[START Supplied data]
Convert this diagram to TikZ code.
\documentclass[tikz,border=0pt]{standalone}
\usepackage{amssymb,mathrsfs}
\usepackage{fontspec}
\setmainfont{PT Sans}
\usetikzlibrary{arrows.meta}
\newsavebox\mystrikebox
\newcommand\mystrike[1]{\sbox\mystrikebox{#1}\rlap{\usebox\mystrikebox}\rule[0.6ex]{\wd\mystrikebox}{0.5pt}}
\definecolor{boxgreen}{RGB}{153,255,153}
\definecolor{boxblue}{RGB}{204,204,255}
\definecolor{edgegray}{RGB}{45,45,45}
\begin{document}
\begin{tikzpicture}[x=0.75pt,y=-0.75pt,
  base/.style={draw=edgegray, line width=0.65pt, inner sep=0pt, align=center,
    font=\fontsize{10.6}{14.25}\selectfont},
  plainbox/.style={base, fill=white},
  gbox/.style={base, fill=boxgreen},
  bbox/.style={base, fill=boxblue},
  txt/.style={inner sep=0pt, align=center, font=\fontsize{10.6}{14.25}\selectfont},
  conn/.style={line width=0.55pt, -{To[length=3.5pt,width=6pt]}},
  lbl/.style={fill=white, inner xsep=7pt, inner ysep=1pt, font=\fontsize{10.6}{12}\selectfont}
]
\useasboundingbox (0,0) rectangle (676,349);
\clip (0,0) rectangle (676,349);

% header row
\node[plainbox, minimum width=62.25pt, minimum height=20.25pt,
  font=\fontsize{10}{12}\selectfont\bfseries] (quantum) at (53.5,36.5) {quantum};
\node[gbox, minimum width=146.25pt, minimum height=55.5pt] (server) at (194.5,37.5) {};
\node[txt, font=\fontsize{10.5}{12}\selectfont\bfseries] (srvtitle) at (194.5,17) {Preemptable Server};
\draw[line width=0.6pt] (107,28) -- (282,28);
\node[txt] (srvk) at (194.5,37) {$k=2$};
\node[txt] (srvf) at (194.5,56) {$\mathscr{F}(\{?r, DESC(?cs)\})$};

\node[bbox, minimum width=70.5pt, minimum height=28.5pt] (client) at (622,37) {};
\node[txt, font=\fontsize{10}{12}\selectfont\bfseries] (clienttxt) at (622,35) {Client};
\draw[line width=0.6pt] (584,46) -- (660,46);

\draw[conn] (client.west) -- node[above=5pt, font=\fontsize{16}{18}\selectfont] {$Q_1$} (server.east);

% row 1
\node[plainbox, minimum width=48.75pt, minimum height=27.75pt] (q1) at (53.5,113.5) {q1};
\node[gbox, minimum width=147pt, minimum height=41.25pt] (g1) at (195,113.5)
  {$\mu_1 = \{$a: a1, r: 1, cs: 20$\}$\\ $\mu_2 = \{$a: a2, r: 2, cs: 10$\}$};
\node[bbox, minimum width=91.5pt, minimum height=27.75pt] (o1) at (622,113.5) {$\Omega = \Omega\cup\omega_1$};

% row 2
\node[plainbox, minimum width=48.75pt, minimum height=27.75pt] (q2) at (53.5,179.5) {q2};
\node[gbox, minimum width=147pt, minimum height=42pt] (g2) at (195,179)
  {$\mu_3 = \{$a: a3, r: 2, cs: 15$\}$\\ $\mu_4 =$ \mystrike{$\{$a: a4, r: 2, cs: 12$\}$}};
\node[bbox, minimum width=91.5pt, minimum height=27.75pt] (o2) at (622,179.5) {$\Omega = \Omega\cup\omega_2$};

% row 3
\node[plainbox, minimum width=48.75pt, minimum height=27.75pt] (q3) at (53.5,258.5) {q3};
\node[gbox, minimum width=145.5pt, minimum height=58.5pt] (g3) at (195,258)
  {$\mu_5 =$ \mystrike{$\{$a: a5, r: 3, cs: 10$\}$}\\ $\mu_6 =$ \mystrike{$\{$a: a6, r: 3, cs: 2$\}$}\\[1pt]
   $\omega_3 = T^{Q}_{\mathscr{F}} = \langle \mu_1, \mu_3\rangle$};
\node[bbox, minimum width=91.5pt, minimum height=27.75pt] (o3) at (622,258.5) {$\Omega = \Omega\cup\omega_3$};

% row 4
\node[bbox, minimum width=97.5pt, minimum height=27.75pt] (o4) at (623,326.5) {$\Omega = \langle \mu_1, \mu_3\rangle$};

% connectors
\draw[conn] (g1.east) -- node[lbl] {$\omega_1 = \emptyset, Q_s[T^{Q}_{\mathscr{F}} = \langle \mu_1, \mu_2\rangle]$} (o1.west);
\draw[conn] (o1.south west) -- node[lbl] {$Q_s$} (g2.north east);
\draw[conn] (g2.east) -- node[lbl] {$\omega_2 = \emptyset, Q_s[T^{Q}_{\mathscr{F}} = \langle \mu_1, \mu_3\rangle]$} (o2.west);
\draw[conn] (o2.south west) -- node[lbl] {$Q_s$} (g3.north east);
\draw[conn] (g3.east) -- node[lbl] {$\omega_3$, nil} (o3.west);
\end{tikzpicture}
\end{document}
[END Supplied data]
[START Supplied data]
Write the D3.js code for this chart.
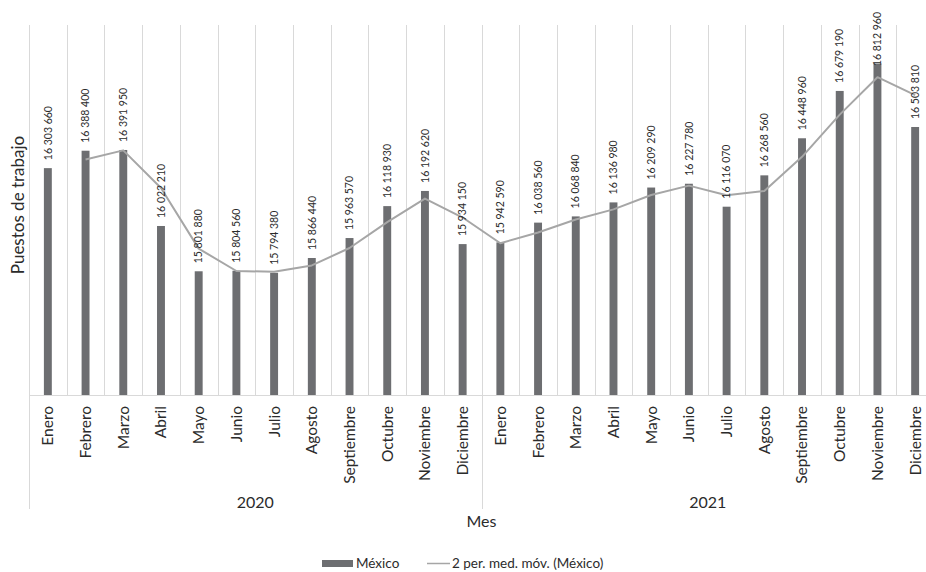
[END Supplied data]
Exactly and only the lines from the line that contains "Convert this diagram to TikZ code." through the line that contains "(srvf) at (194.5,56)" are to be repeated as they stand.

Result of this exercise »
Convert this diagram to TikZ code.
\documentclass[tikz,border=0pt]{standalone}
\usepackage{amssymb,mathrsfs}
\usepackage{fontspec}
\setmainfont{PT Sans}
\usetikzlibrary{arrows.meta}
\newsavebox\mystrikebox
\newcommand\mystrike[1]{\sbox\mystrikebox{#1}\rlap{\usebox\mystrikebox}\rule[0.6ex]{\wd\mystrikebox}{0.5pt}}
\definecolor{boxgreen}{RGB}{153,255,153}
\definecolor{boxblue}{RGB}{204,204,255}
\definecolor{edgegray}{RGB}{45,45,45}
\begin{document}
\begin{tikzpicture}[x=0.75pt,y=-0.75pt,
  base/.style={draw=edgegray, line width=0.65pt, inner sep=0pt, align=center,
    font=\fontsize{10.6}{14.25}\selectfont},
  plainbox/.style={base, fill=white},
  gbox/.style={base, fill=boxgreen},
  bbox/.style={base, fill=boxblue},
  txt/.style={inner sep=0pt, align=center, font=\fontsize{10.6}{14.25}\selectfont},
  conn/.style={line width=0.55pt, -{To[length=3.5pt,width=6pt]}},
  lbl/.style={fill=white, inner xsep=7pt, inner ysep=1pt, font=\fontsize{10.6}{12}\selectfont}
]
\useasboundingbox (0,0) rectangle (676,349);
\clip (0,0) rectangle (676,349);

% header row
\node[plainbox, minimum width=62.25pt, minimum height=20.25pt,
  font=\fontsize{10}{12}\selectfont\bfseries] (quantum) at (53.5,36.5) {quantum};
\node[gbox, minimum width=146.25pt, minimum height=55.5pt] (server) at (194.5,37.5) {};
\node[txt, font=\fontsize{10.5}{12}\selectfont\bfseries] (srvtitle) at (194.5,17) {Preemptable Server};
\draw[line width=0.6pt] (107,28) -- (282,28);
\node[txt] (srvk) at (194.5,37) {$k=2$};
\node[txt] (srvf) at (194.5,56) {$\mathscr{F}(\{?r, DESC(?cs)\})$};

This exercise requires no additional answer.